Copy exactly the lines from the start of the material through the line with "(0,0) rectangle (660,548);". Pictures stay out of the copy.
-- Material provided start --
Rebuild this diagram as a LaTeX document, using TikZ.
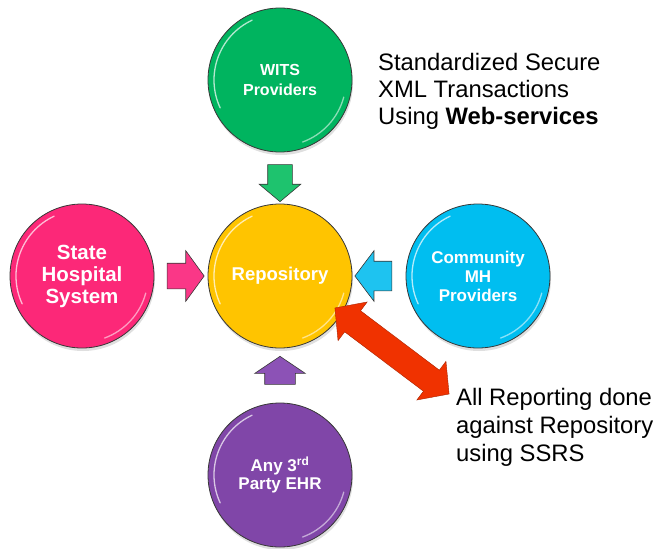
\documentclass[tikz,border=0pt]{standalone}
\usepackage{fontspec}
\setmainfont{Liberation Sans}
\usetikzlibrary{shapes.arrows,calc,shadows}
\definecolor{ballline}{RGB}{55,55,55}
\definecolor{cgreen}{RGB}{0,180,95}
\definecolor{cyellow}{RGB}{255,196,0}
\definecolor{cpink}{RGB}{252,40,120}
\definecolor{cblue}{RGB}{0,190,240}
\definecolor{cpurple}{RGB}{128,70,168}
\definecolor{agreen}{RGB}{30,195,110}
\definecolor{apink}{RGB}{250,55,135}
\definecolor{ablue}{RGB}{30,195,240}
\definecolor{apurple}{RGB}{140,82,182}
\definecolor{ared}{RGB}{240,50,0}
\begin{document}
\begin{tikzpicture}[x=1pt,y=-1pt,
  ball/.style={circle, minimum size=144pt, inner sep=0pt, draw=ballline, line width=0.8pt,
    text=white, align=center,
    drop shadow={shadow xshift=1pt, shadow yshift=-3pt, opacity=0.25}},
  blockarrow/.style={single arrow, draw=ballline, line width=0.6pt, inner xsep=0pt},
  note/.style={anchor=north west, inner sep=0pt, align=left}
]
\useasboundingbox (0,0) rectangle (660,548);

\node[ball, fill=cgreen, font=\bfseries\fontsize{16}{20}\selectfont] (wits) at (280,80) {WITS\\Providers};
\node[ball, fill=cyellow, font=\bfseries\fontsize{18.5}{22}\selectfont] (repo) at (280,276) {Repository};
\node[ball, fill=cpink, font=\bfseries\fontsize{20.5}{22}\selectfont] (state) at (82,276) {State\\Hospital\\System};
\node[ball, fill=cblue, font=\bfseries\fontsize{17}{19}\selectfont] (comm) at (478,276) {Community\\MH\\Providers};
\node[ball, fill=cpurple, font=\bfseries\fontsize{17}{18.5}\selectfont] (any) at (280,475) {Any 3\textsuperscript{rd}\\Party EHR};

\foreach \n in {wits,repo,state,comm,any} {
  \draw[white, opacity=0.7, line width=1.3pt, line cap=round]
    ($(\n.center)+(115:66pt)$) arc[start angle=115, end angle=205, radius=66pt];
  \draw[white, opacity=0.55, line width=1.3pt, line cap=round]
    ($(\n.center)+(-15:66pt)$) arc[start angle=-15, end angle=-70, radius=66pt];
}

\node[blockarrow, fill=agreen, rotate=-90, minimum height=37pt, inner ysep=12pt,
  single arrow head extend=8.5pt, single arrow tip angle=100] (a1) at ($(wits.south)!0.5!(repo.north)$) {};
\node[blockarrow, fill=apink, minimum height=37pt, inner ysep=12.5pt,
  single arrow head extend=12.5pt, single arrow tip angle=108] (a2) at ($(state.east)!0.5!(repo.west)$) {};
\node[blockarrow, fill=ablue, rotate=180, minimum height=37pt, inner ysep=14.5pt,
  single arrow head extend=10.5pt, single arrow tip angle=106] (a3) at ($(comm.west)!0.5!(repo.east)$) {};
\node[blockarrow, fill=apurple, rotate=90, minimum height=28pt, inner ysep=15pt,
  single arrow head extend=10pt, single arrow tip angle=112] (a4) at ($(any.north)!0.5!(repo.south)$) {};

\node[note, font=\fontsize{23.8}{26.8}\selectfont] (top) at (378,53) {Standardized Secure\\XML Transactions\\Using \textbf{Web-services}};
\node[note, font=\fontsize{23.8}{28}\selectfont] (rep) at (456,388) {All Reporting done\\against Repository\\using SSRS};

\coordinate (redmid) at (392,351);
\node[double arrow, fill=ared, draw=ared!70!black, line width=0.4pt, rotate=-37,
  minimum height=143pt, inner xsep=0pt, inner ysep=13pt,
  double arrow head extend=11pt, double arrow tip angle=95] (red) at (redmid) {};
\end{tikzpicture}
\end{document}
-- Material provided end --
## Exercise response
Rebuild this diagram as a LaTeX document, using TikZ.
\documentclass[tikz,border=0pt]{standalone}
\usepackage{fontspec}
\setmainfont{Liberation Sans}
\usetikzlibrary{shapes.arrows,calc,shadows}
\definecolor{ballline}{RGB}{55,55,55}
\definecolor{cgreen}{RGB}{0,180,95}
\definecolor{cyellow}{RGB}{255,196,0}
\definecolor{cpink}{RGB}{252,40,120}
\definecolor{cblue}{RGB}{0,190,240}
\definecolor{cpurple}{RGB}{128,70,168}
\definecolor{agreen}{RGB}{30,195,110}
\definecolor{apink}{RGB}{250,55,135}
\definecolor{ablue}{RGB}{30,195,240}
\definecolor{apurple}{RGB}{140,82,182}
\definecolor{ared}{RGB}{240,50,0}
\begin{document}
\begin{tikzpicture}[x=1pt,y=-1pt,
  ball/.style={circle, minimum size=144pt, inner sep=0pt, draw=ballline, line width=0.8pt,
    text=white, align=center,
    drop shadow={shadow xshift=1pt, shadow yshift=-3pt, opacity=0.25}},
  blockarrow/.style={single arrow, draw=ballline, line width=0.6pt, inner xsep=0pt},
  note/.style={anchor=north west, inner sep=0pt, align=left}
]
\useasboundingbox (0,0) rectangle (660,548);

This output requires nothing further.